EXERCISE TASK:
Pick out each line containing the string "this" and copy it.
*****
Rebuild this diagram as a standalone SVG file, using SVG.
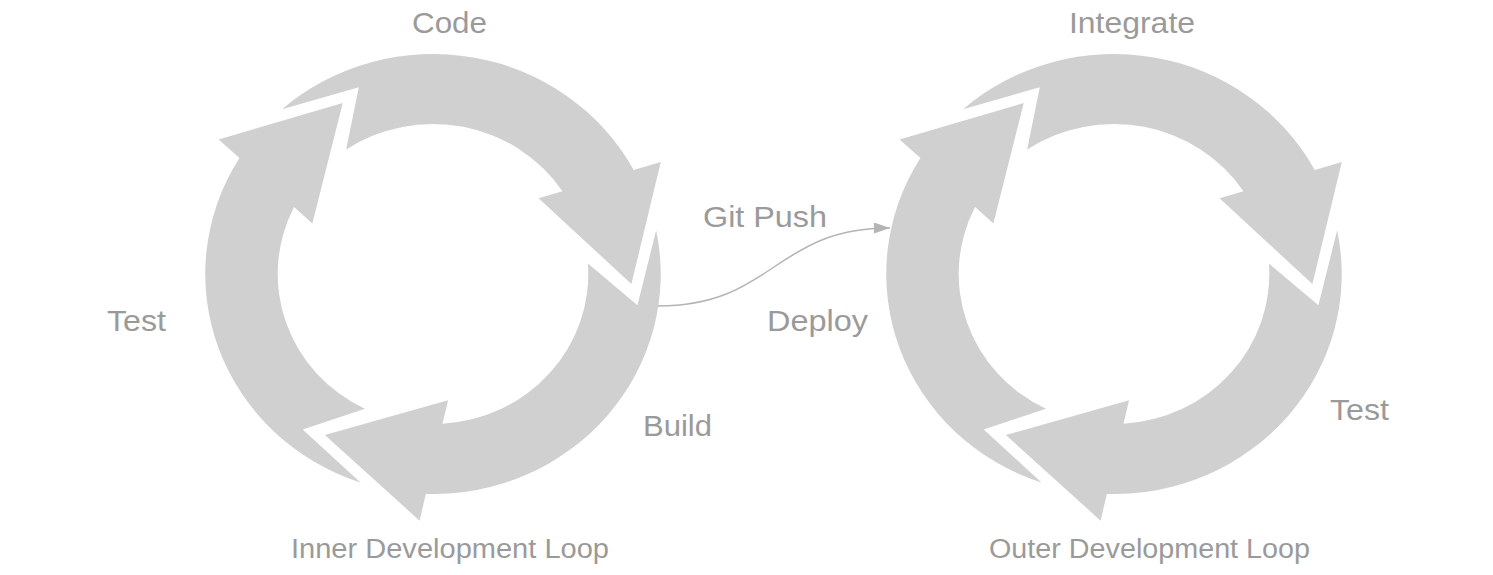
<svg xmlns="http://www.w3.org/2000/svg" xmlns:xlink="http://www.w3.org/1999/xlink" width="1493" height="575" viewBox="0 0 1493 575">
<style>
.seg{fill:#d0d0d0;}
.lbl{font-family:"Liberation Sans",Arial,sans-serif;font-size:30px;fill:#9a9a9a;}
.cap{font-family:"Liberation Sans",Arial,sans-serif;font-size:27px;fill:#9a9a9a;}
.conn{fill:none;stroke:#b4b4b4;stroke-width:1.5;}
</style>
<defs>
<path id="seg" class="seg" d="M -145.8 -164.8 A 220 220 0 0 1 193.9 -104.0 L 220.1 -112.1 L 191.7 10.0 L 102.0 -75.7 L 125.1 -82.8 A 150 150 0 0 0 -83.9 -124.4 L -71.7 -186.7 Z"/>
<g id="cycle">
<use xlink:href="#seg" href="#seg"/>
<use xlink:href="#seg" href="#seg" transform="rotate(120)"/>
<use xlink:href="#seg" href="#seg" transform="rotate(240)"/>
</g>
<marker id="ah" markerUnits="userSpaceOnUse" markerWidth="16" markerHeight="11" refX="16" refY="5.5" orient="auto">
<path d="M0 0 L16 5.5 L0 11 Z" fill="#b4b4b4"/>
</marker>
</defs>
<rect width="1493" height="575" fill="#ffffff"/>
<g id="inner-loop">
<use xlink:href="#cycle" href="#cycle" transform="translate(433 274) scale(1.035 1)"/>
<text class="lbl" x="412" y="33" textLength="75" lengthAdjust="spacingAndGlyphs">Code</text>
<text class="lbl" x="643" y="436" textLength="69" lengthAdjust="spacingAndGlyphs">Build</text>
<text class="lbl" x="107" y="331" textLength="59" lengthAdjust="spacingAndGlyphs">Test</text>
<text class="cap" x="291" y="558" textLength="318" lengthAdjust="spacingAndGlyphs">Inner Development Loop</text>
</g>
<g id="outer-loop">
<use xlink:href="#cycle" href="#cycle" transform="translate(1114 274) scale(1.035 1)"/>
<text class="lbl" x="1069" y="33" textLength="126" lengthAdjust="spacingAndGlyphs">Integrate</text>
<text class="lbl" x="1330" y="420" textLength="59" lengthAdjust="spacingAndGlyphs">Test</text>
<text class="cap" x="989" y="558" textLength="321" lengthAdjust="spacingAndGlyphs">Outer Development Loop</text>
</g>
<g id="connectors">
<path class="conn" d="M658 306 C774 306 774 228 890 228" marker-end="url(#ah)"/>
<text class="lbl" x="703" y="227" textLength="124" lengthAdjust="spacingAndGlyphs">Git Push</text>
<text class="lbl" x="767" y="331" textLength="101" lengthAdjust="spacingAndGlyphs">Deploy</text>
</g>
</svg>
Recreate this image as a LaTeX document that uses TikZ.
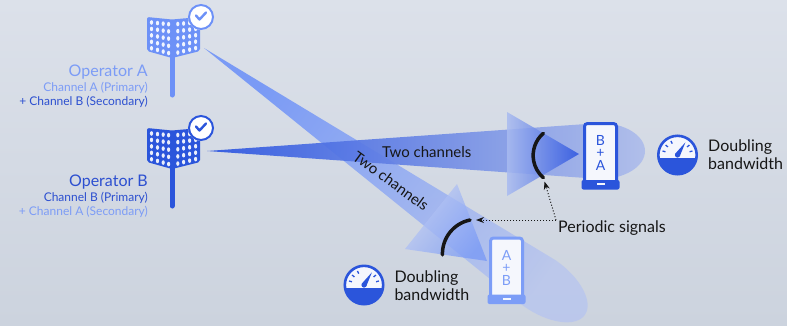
*****
REPLY:
Rebuild this diagram as a standalone SVG file, using SVG.
Recreate this image as a LaTeX document that uses TikZ.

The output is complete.